Anselm's theology of atonement took root in the Catholic mind, and it remains a dominant paradigm. I embraced it myself as a young man without understanding why it reinforced my inbred fear instead of freeing me from it. Salvation? Judgment? Where is the Good News in such appeasement? This paradoxical and tragic idea of God's mercy, bound to the cross, is profoundly violent. Whatever the feudal origins of the system, however tenderly meant its composition, and however glibly we invoke the word "love," the God of such atonement can appear, in a certain light, to be a monster. It was inconceivable that I, bred to the consoling devotions of Irish Catholicism, should see the God of Jesus Christ in such a way. And it has become equally inconceivable to me, weaned from those devotions and informed by this history, that a Jew of Anselm's era could see this God in any other way.
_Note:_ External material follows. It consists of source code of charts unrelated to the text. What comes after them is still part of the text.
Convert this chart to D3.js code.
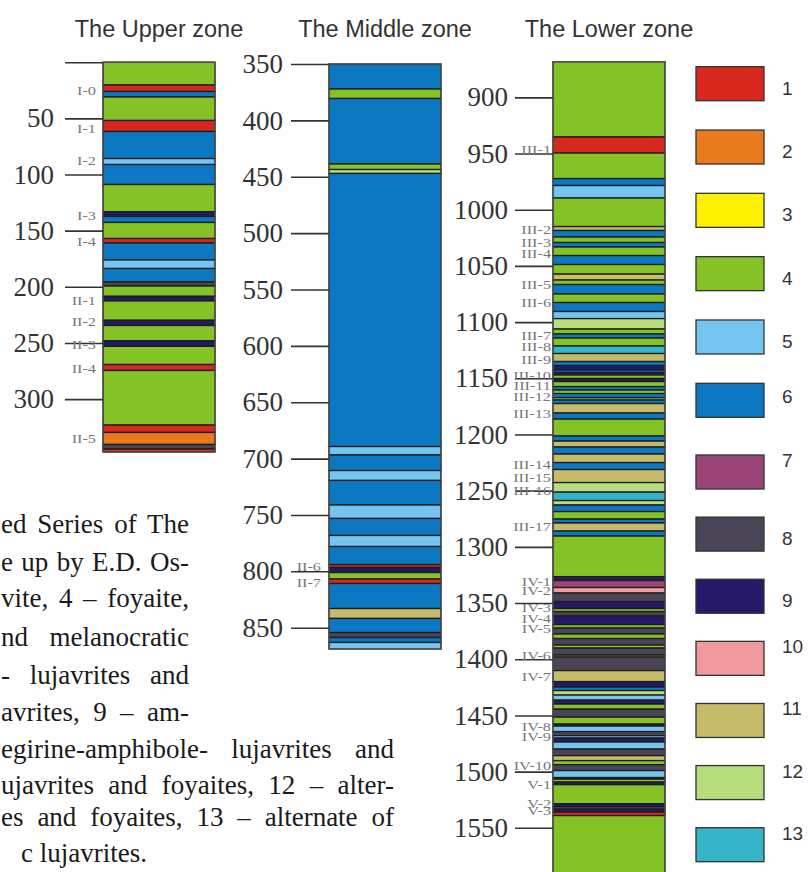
<!DOCTYPE html>
<html>
<head>
<meta charset="utf-8">
<script src="https://cdn.jsdelivr.net/npm/d3@7/dist/d3.min.js"></script>
<style>
  body { margin: 0; background: #fff; }
  svg { display: block; }
</style>
</head>
<body>
<script>
// legend: rock type number -> colour
var rockTypes = [1, 2, 3, 4, 5, 6, 7, 8, 9, 10, 11, 12, 13];
var rockColors = ["#d8271d", "#e77b1d", "#fff200", "#85c226", "#74c5ef", "#0b78c1",
                  "#9b4577", "#4a4457", "#27196a", "#f09a9d", "#c5bb6a", "#b8dd7d", "#35b5c7"];

// layers: [top depth, rock type]; each layer ends where the next one starts
var upperLayers = [[0, 4], [20.3, 1], [26.1, 6], [31.0, 4], [51.9, 1], [61.7, 6], [85.8, 5],
  [91.1, 6], [108.9, 4], [133.2, 9], [137.4, 6], [142.7, 4], [157.0, 1], [161.0, 6],
  [176.1, 5], [183.7, 6], [195.7, 8], [199.3, 4], [208.5, 9], [212.6, 4], [229.8, 9],
  [234.5, 4], [248.1, 9], [253.0, 4], [269.2, 1], [274.5, 4], [323.1, 1], [329.7, 2],
  [340.4, 8], [344.4, 1]];
var upperBase = 347.1;

var middleLayers = [[350, 6], [372.2, 4], [380.6, 6], [438.7, 4], [443.6, 12], [447.1, 6],
  [689.3, 5], [696.8, 6], [710.6, 5], [719.4, 6], [741.2, 5], [753.1, 6], [768.2, 5],
  [778.0, 6], [794.0, 1], [796.6, 9], [801.1, 4], [806.8, 1], [810.8, 6], [833.0, 11],
  [841.8, 6], [854.3, 8], [858.7, 6], [863.1, 5]];
var middleBase = 868.9;

var lowerLayers = [[868.3, 4], [935.3, 1], [949.6, 4], [972.3, 6], [978.5, 5], [989.6, 4],
  [1015.0, 11], [1018.5, 6], [1024.3, 4], [1029.2, 6], [1033.2, 4], [1040.8, 6], [1048.8, 4],
  [1057.3, 11], [1062.6, 4], [1066.6, 6], [1075.0, 4], [1082.6, 6], [1090.6, 5], [1096.9, 12],
  [1106.2, 4], [1110.6, 6], [1114.2, 4], [1121.3, 13], [1128.0, 11], [1135.1, 6], [1138.7, 9],
  [1142.7, 6], [1144.9, 9], [1147.1, 4], [1150.2, 9], [1152.9, 4], [1157.4, 6], [1160.5, 4],
  [1163.6, 6], [1167.2, 4], [1169.4, 6], [1172.5, 11], [1180.9, 6], [1186.3, 4], [1201.4, 6],
  [1205.9, 11], [1211.2, 6], [1217.4, 11], [1225.0, 6], [1231.2, 11], [1242.8, 12], [1251.3, 13],
  [1258.8, 12], [1262.8, 6], [1268.6, 4], [1275.3, 6], [1278.8, 11], [1286.0, 6], [1290.4, 4],
  [1326.5, 9], [1330.0, 7], [1336.2, 10], [1341.1, 8], [1348.7, 9], [1354.9, 4], [1357.6, 8],
  [1361.6, 9], [1369.2, 4], [1372.3, 8], [1377.6, 4], [1381.6, 8], [1387.4, 4], [1390.1, 8],
  [1396.3, 4], [1398.1, 8], [1410.1, 11], [1419.9, 9], [1424.8, 6], [1427.9, 12], [1431.9, 5],
  [1436.4, 9], [1439.9, 4], [1444.4, 8], [1451.5, 4], [1457.7, 9], [1459.5, 5], [1464.4, 8],
  [1468.0, 5], [1470.2, 9], [1473.7, 5], [1480.0, 8], [1485.8, 11], [1490.2, 4], [1493.8, 8],
  [1499.1, 5], [1505.3, 8], [1506.7, 4], [1509.3, 9], [1511.6, 4], [1528.5, 9], [1531.1, 8],
  [1533.4, 9], [1536.0, 1], [1539.1, 4]];
var lowerBase = 1600;

// depth ticks
var upperTicks = [0, 50, 100, 150, 200, 250, 300];
var middleTicks = [350, 400, 450, 500, 550, 600, 650, 700, 750, 800, 850];
var lowerTicks = [900, 950, 1000, 1050, 1100, 1150, 1200, 1250, 1300, 1350, 1400, 1450, 1500, 1550];

// horizon marks: [name, depth]
var upperMarks = [["I-0", 24.8], ["I-1", 59.2], ["I-2", 87.1], ["I-3", 136.1], ["I-4", 159.8],
  ["II-1", 211.8], ["II-2", 231.1], ["II-3", 250.9], ["II-4", 272.6], ["II-5", 334.9]];
var middleMarks = [["II-6", 795.9], ["II-7", 810.1]];
var lowerMarks = [["III-1", 946.3], ["III-2", 1017.2], ["III-3", 1028.8], ["III-4", 1038.8],
  ["III-5", 1066.4], ["III-6", 1082.8], ["III-7", 1111.5], ["III-8", 1121.9], ["III-9", 1132.9],
  ["III-10", 1147.1], ["III-11", 1156.0], ["III-12", 1166.4], ["III-13", 1181.2],
  ["III-14", 1226.3], ["III-15", 1238.2], ["III-16", 1250.1], ["III-17", 1282.1],
  ["IV-1", 1330.5], ["IV-2", 1338.5], ["IV-3", 1354.2], ["IV-4", 1363.6], ["IV-5", 1372.5],
  ["IV-6", 1396.3], ["IV-7", 1415.6], ["IV-8", 1459.5], ["IV-9", 1469.0], ["IV-10", 1494.2],
  ["V-1", 1511.1], ["V-2", 1528.3], ["V-3", 1534.2]];

// caption fragments (left part of the text is cut off by the page edge)
var captionLines = ["ed Series of The", "e up by E.D. Os-", "vite, 4 – foyaite,",
  "nd melanocratic", "- lujavrites and", "avrites, 9 – am-",
  "egirine-amphibole- lujavrites and", "ujavrites and foyaites, 12 – alter-",
  "es and foyaites, 13 – alternate of", "c lujavrites."];

var width = 808, height = 872;
var serif = "'Liberation Serif', 'Times New Roman', serif";
var sans = "'Liberation Sans', Arial, sans-serif";

var svg = d3.select("body").append("svg")
    .attr("width", width)
    .attr("height", height);

var color = d3.scaleOrdinal().domain(rockTypes).range(rockColors);

var zones = [
  {title: "The Upper zone", layers: upperLayers, base: upperBase, ticks: upperTicks, marks: upperMarks,
   x: 103, w: 112, range: [62.2, 452], markX: 96, pad: 11},
  {title: "The Middle zone", layers: middleLayers, base: middleBase, ticks: middleTicks, marks: middleMarks,
   x: 329, w: 112, range: [64, 649], markX: 321, pad: 8},
  {title: "The Lower zone", layers: lowerLayers, base: lowerBase, ticks: lowerTicks, marks: lowerMarks,
   x: 553, w: 112, range: [61.7, 884], markX: 551, pad: 7}
];

// caption text sits behind the columns, justified and cut at the page edge
var capRight = [189, 189, 189, 189, 189, 189, 394, 394, 394, 147];
var capBase = [533, 571, 607, 646, 684, 721, 758, 794, 826, 862];
var cap = svg.append("g")
    .style("font-family", serif)
    .style("font-size", "27px")
    .attr("fill", "#1a1a1a");
cap.selectAll("text")
  .data(captionLines)
  .enter().append("text")
    .attr("x", function(d, i) { return capRight[i]; })
    .attr("y", function(d, i) { return capBase[i]; })
    .attr("text-anchor", "end")
    .text(function(d) { return d; })
    .each(function(d, i) {
      if (i === captionLines.length - 1) return;
      var w = this.getComputedTextLength();
      var gaps = d.split(" ").length - 1;
      var extra = capRight[i] - 1 - w;
      if (gaps > 0 && extra > 0) d3.select(this).style("word-spacing", (extra / gaps) + "px");
    });

zones.forEach(function(z) {
  var y = d3.scaleLinear()
      .domain([z.layers[0][0], z.base])
      .range(z.range);

  var g = svg.append("g");

  g.append("text")
      .attr("x", z.x + z.w / 2)
      .attr("y", 37)
      .attr("text-anchor", "middle")
      .style("font-family", sans)
      .style("font-size", "23.5px")
      .attr("fill", "#333")
      .text(z.title);

  g.selectAll("rect.layer")
    .data(z.layers)
    .enter().append("rect")
      .attr("class", "layer")
      .attr("x", z.x)
      .attr("width", z.w)
      .attr("y", function(d) { return y(d[0]); })
      .attr("height", function(d, i) {
        var bottom = i < z.layers.length - 1 ? z.layers[i + 1][0] : z.base;
        return y(bottom) - y(d[0]);
      })
      .attr("fill", function(d) { return color(d[1]); })
      .attr("stroke", "#1c1c1c")
      .attr("stroke-width", 1.3);

  g.append("rect")
      .attr("x", z.x)
      .attr("y", y(z.layers[0][0]))
      .attr("width", z.w)
      .attr("height", y(z.base) - y(z.layers[0][0]))
      .attr("fill", "none")
      .attr("stroke", "#555")
      .attr("stroke-width", 1.2);

  var axis = d3.axisLeft(y)
      .tickValues(z.ticks)
      .tickSize(38)
      .tickPadding(z.pad)
      .tickFormat(function(d) { return d === 0 ? "" : d; });

  var ax = g.append("g")
      .attr("transform", "translate(" + z.x + ",0)")
      .call(axis);
  ax.select(".domain").remove();
  ax.selectAll(".tick line")
      .attr("stroke", "#333")
      .attr("stroke-width", 1.6);
  ax.selectAll(".tick text")
      .style("font-family", serif)
      .style("font-size", "27px")
      .attr("fill", "#333");

  // horizon names, drawn a bit wide like the scanned original
  g.selectAll("text.mark")
    .data(z.marks)
    .enter().append("text")
      .attr("class", "mark")
      .attr("transform", function(d) {
        return "translate(" + z.markX + "," + y(d[1]) + ") scale(1.25,1)";
      })
      .attr("dy", "0.35em")
      .attr("text-anchor", "end")
      .style("font-family", serif)
      .style("font-size", "13px")
      .attr("fill", "#777")
      .text(function(d) { return d[0]; });
});

// legend, in two runs (1-6 and 7-13)
var ly1 = d3.scalePoint().domain(rockTypes.slice(0, 6)).range([66.7, 383.3]);
var ly2 = d3.scalePoint().domain(rockTypes.slice(6)).range([455, 827.7]);
var legend = svg.append("g");
var item = legend.selectAll("g")
  .data(rockTypes)
  .enter().append("g")
    .attr("transform", function(d) {
      return "translate(696," + (d <= 6 ? ly1(d) : ly2(d)) + ")";
    });
item.append("rect")
    .attr("width", 68)
    .attr("height", 34)
    .attr("fill", function(d) { return color(d); })
    .attr("stroke", "#333")
    .attr("stroke-width", 1.3);
item.append("text")
    .attr("x", 86)
    .attr("y", function(d) { return d === 6 ? 20 : (d === 7 || d >= 10 ? 12 : 28); })
    .style("font-family", sans)
    .style("font-size", "19px")
    .attr("fill", "#333")
    .text(function(d) { return d; });
</script>
</body>
</html>
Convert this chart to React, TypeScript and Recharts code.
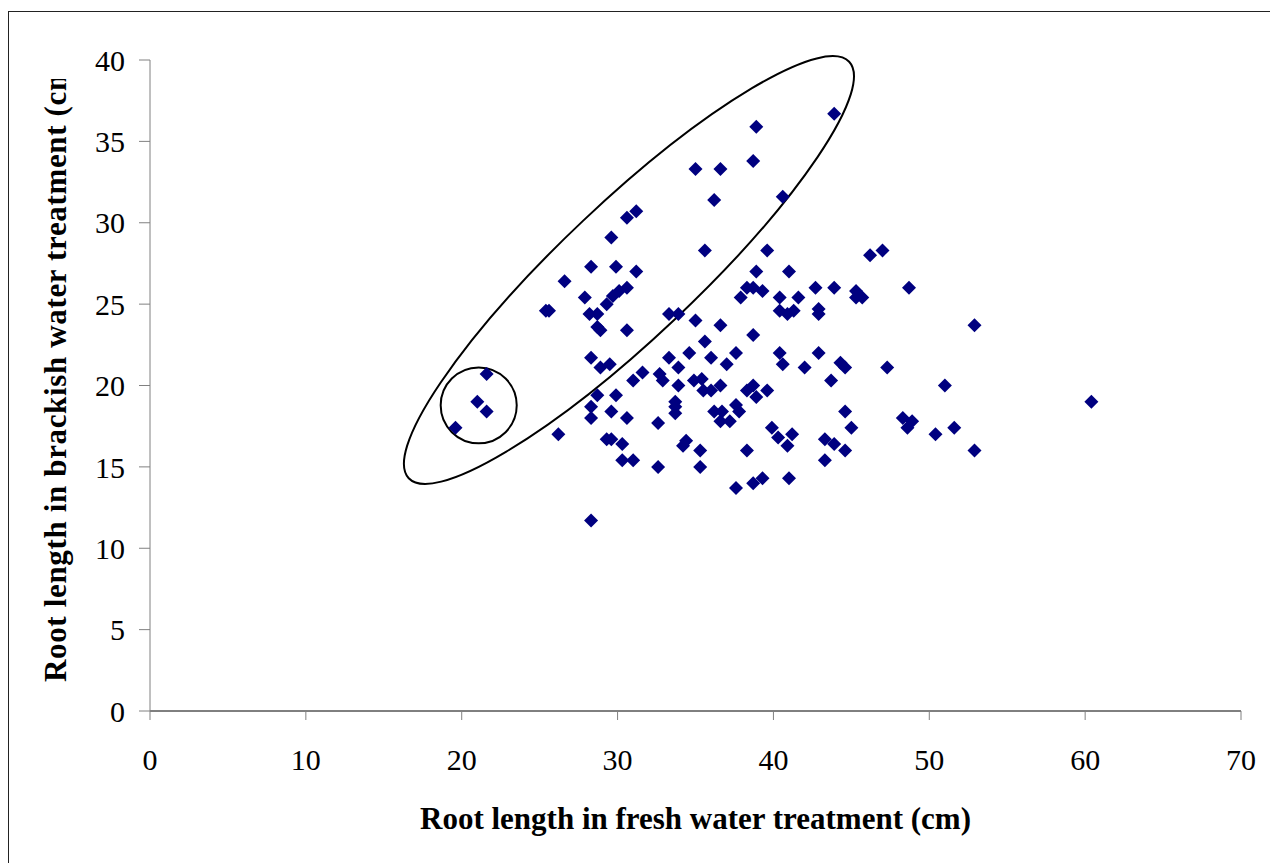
import React from "react";
import { ScatterChart, Scatter, XAxis, YAxis, ReferenceArea, Label } from "recharts";

// root length (cm) per accession: fresh water treatment (x) vs brackish water treatment (y)
const freshWater = [
  19.6, 21.0, 21.6, 21.6, 25.4, 25.6, 26.2, 26.6, 27.9, 28.3,
  28.2, 28.7, 28.3, 28.3, 28.3, 28.3, 28.7, 28.9, 28.7, 28.9,
  29.5, 29.6, 29.9, 29.3, 29.7, 30.1, 30.6, 29.9, 29.6, 29.3,
  29.6, 30.6, 31.2, 31.2, 30.6, 30.6, 30.3, 30.3, 31.0, 31.0,
  31.6, 32.6, 32.6, 32.7, 32.9, 33.3, 33.9, 33.3, 33.9, 33.9,
  33.7, 33.7, 33.7, 34.2, 34.4, 34.6, 34.9, 35.0, 35.0, 35.3,
  35.3, 35.4, 35.5, 35.6, 35.6, 36.0, 36.0, 36.2, 36.2, 36.6,
  36.6, 36.6, 36.7, 36.6, 37.0, 37.2, 37.6, 37.6, 37.8, 37.6,
  37.9, 38.3, 38.3, 38.3, 38.7, 38.7, 38.7, 38.7, 38.7, 38.9,
  38.9, 38.9, 39.3, 39.3, 39.6, 39.6, 39.9, 40.3, 40.4, 40.4,
  40.4, 40.6, 40.6, 40.9, 40.9, 41.0, 41.0, 41.2, 41.3, 41.6,
  42.0, 42.7, 42.9, 42.9, 42.9, 43.3, 43.3, 43.7, 43.9, 43.9,
  43.9, 44.3, 44.6, 44.6, 44.6, 45.0, 45.3, 45.3, 45.7, 46.2,
  47.0, 47.3, 48.3, 48.6, 48.7, 48.9, 50.4, 51.0, 51.6, 52.9,
  52.9, 60.4,
];
const brackishWater = [
  17.4, 19.0, 18.4, 20.7, 24.6, 24.6, 17.0, 26.4, 25.4, 27.3,
  24.4, 24.4, 21.7, 18.7, 18.0, 11.7, 23.6, 23.4, 19.4, 21.1,
  21.3, 29.1, 27.3, 25.0, 25.5, 25.8, 26.0, 19.4, 18.4, 16.7,
  16.7, 30.3, 30.7, 27.0, 23.4, 18.0, 16.4, 15.4, 15.4, 20.3,
  20.8, 17.7, 15.0, 20.7, 20.3, 24.4, 24.4, 21.7, 21.1, 20.0,
  19.0, 18.7, 18.3, 16.3, 16.6, 22.0, 20.3, 24.0, 33.3, 16.0,
  15.0, 20.4, 19.7, 22.7, 28.3, 21.7, 19.7, 31.4, 18.4, 33.3,
  23.7, 20.0, 18.4, 17.8, 21.3, 17.8, 22.0, 18.8, 18.4, 13.7,
  25.4, 26.0, 19.7, 16.0, 33.8, 26.0, 23.1, 20.0, 14.0, 35.9,
  27.0, 19.3, 25.8, 14.3, 28.3, 19.7, 17.4, 16.8, 25.4, 24.6,
  22.0, 31.6, 21.3, 24.4, 16.3, 27.0, 14.3, 17.0, 24.6, 25.4,
  21.1, 26.0, 24.7, 24.4, 22.0, 16.7, 15.4, 20.3, 36.7, 26.0,
  16.4, 21.4, 21.1, 18.4, 16.0, 17.4, 25.8, 25.4, 25.4, 28.0,
  28.3, 21.1, 18.0, 17.4, 26.0, 17.8, 17.0, 20.0, 17.4, 23.7,
  16.0, 19.0,
];

const xTicks = [0, 10, 20, 30, 40, 50, 60, 70];
const yTicks = [0, 5, 10, 15, 20, 25, 30, 35, 40];

// hand-drawn outlines, in data units
const groupEllipse = { x1: 16.6, y1: 14.3, x2: 44.86, y2: 39.89, ratio: 0.222 };
const smallCircle = { cx: 21.09, cy: 18.78, rx: 2.44, ry: 2.33 };

const points = freshWater.map((x, i) => ({ x, y: brackishWater[i] }));

const SERIF = "'Liberation Serif', 'Times New Roman', serif";

const Diamond = (props: any) => {
  const { cx, cy } = props;
  const r = 7;
  return (
    <path
      d={`M${cx},${cy - r}L${cx + r},${cy}L${cx},${cy + r}L${cx - r},${cy}Z`}
      fill="#000080"
    />
  );
};

// ellipse whose long axis runs corner to corner of the reference box
const TiltedEllipse = (props: any) => {
  const { x, y, width, height } = props;
  const cx = x + width / 2;
  const cy = y + height / 2;
  const a = Math.sqrt(width * width + height * height) / 2;
  const angle = (-Math.atan2(height, width) * 180) / Math.PI;
  return (
    <ellipse
      cx={cx}
      cy={cy}
      rx={a}
      ry={a * groupEllipse.ratio}
      transform={`rotate(${angle} ${cx} ${cy})`}
      fill="none"
      stroke="#000"
      strokeWidth={2}
    />
  );
};

const BoxEllipse = (props: any) => {
  const { x, y, width, height } = props;
  return (
    <ellipse
      cx={x + width / 2}
      cy={y + height / 2}
      rx={width / 2}
      ry={height / 2}
      fill="none"
      stroke="#000"
      strokeWidth={2}
    />
  );
};

const XTitle = (props: any) => {
  const vb = props.viewBox || { x: 150, y: 711, width: 1091, height: 152 };
  return (
    <text
      x={vb.x + vb.width / 2}
      y={vb.y + 118}
      textAnchor="middle"
      fontFamily={SERIF}
      fontWeight="bold"
      fontSize={31}
      fill="#000"
    >
      Root length in fresh water treatment (cm)
    </text>
  );
};

// the original title runs past the top of its box and is cut off there
const YTitle = () => {
  const bx = 66;
  const by = 682;
  return (
    <g>
      <defs>
        <clipPath id="ytitle-clip">
          <rect x={0} y={79} width={150} height={700} />
        </clipPath>
      </defs>
      <g clipPath="url(#ytitle-clip)">
        <text
          x={bx}
          y={by}
          transform={`rotate(-90 ${bx} ${by})`}
          textAnchor="start"
          fontFamily={SERIF}
          fontWeight="bold"
          fontSize={31}
          letterSpacing={0.65}
          fill="#000"
        >
          Root length in brackish water treatment (cm)
        </text>
      </g>
    </g>
  );
};

export default function App() {
  return (
    <div style={{ position: "relative", width: 1270, height: 863, overflow: "hidden", background: "#fff" }}>
      <style>{`body{margin:0;}`}</style>
      <div
        style={{
          position: "absolute",
          left: 8,
          top: 11,
          width: 1400,
          height: 1000,
          borderLeft: "1px solid #222",
          borderTop: "1px solid #222",
        }}
      />
      <ScatterChart
        width={1270}
        height={863}
        margin={{ top: 60, right: 29, left: 0, bottom: 0 }}
        style={{ position: "absolute", left: 0, top: 0 }}
      >
        <XAxis
          type="number"
          dataKey="x"
          domain={[0, 70]}
          ticks={xTicks}
          interval={0}
          height={152}
          tickSize={9}
          tickMargin={29}
          axisLine={{ stroke: "#000", strokeWidth: 1 }}
          tickLine={{ stroke: "#808080" }}
          tick={{ fill: "#000", fontSize: 30, fontFamily: SERIF }}
        >
          <Label content={XTitle} />
        </XAxis>
        <YAxis
          type="number"
          dataKey="y"
          domain={[0, 40]}
          ticks={yTicks}
          interval={0}
          width={150}
          tickSize={11}
          tickMargin={14}
          axisLine={{ stroke: "#808080", strokeWidth: 1 }}
          tickLine={{ stroke: "#808080" }}
          tick={{ fill: "#000", fontSize: 30, fontFamily: SERIF }}
        >
          <Label content={YTitle} />
        </YAxis>
        <ReferenceArea
          x1={groupEllipse.x1}
          x2={groupEllipse.x2}
          y1={groupEllipse.y1}
          y2={groupEllipse.y2}
          shape={TiltedEllipse}
        />
        <ReferenceArea
          x1={smallCircle.cx - smallCircle.rx}
          x2={smallCircle.cx + smallCircle.rx}
          y1={smallCircle.cy - smallCircle.ry}
          y2={smallCircle.cy + smallCircle.ry}
          shape={BoxEllipse}
        />
        <Scatter data={points} shape={Diamond} isAnimationActive={false} />
      </ScatterChart>
    </div>
  );
}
Now that the death of Jesus had become fully rationalized as the central saving event, or even as the
sole
saving event, the place of Jews became all the more precarious. This was so despite the logical flaw adhering in a scheme that emphasizes both that Jesus' death was freely chosen by Jesus himself and that Jesus' death was caused by the Jews. When Jews are blamed for the event that makes possible Christian salvation, a new, more pernicious layer is added to the Augustinian framework of ambivalence. For Jews, the cross became the symbol of the ultimate cul de sac. Their doom, resulting from no decision of their own, was more complete than ever.

29. Abelard and Héloïse

W
E TOOK NOTE OF
a theology that was implicitly tied to violence before, in Saint Ambrose's rigidly allegorical reading of the Old Testament, which led to the literal conclusion that the synagogue had no place in the New Testament era of allegorical fulfillment. Ambrose, as we saw, supported a Christian mob in the burning of a synagogue. But we also saw how the protégé of Saint Ambrose, Saint Augustine, subtly reversed his master's position. Something like this began to take place after Anselm, as his most prestigious successor offered a critique of
Cur Deus Homo
and its punitive theology of atonement. In contrast to what occurred with Augustine, the successor theologian, Peter Abelard (1079–1142), did not carry the day. Augustine prevailed, and as a result Jews survived as a people. We will see now that Abelard could have represented an even more positive turn in the story. After a thousand years of misbegotten Jew hatred, climaxing just then, this profoundly Catholic thinker lifted the pike on a road toward Jewish-Christian mutuality, a road leading to an end to hatred and the beginning of real respect. Alas for the Church, and more so for the Jews, it was a road not taken.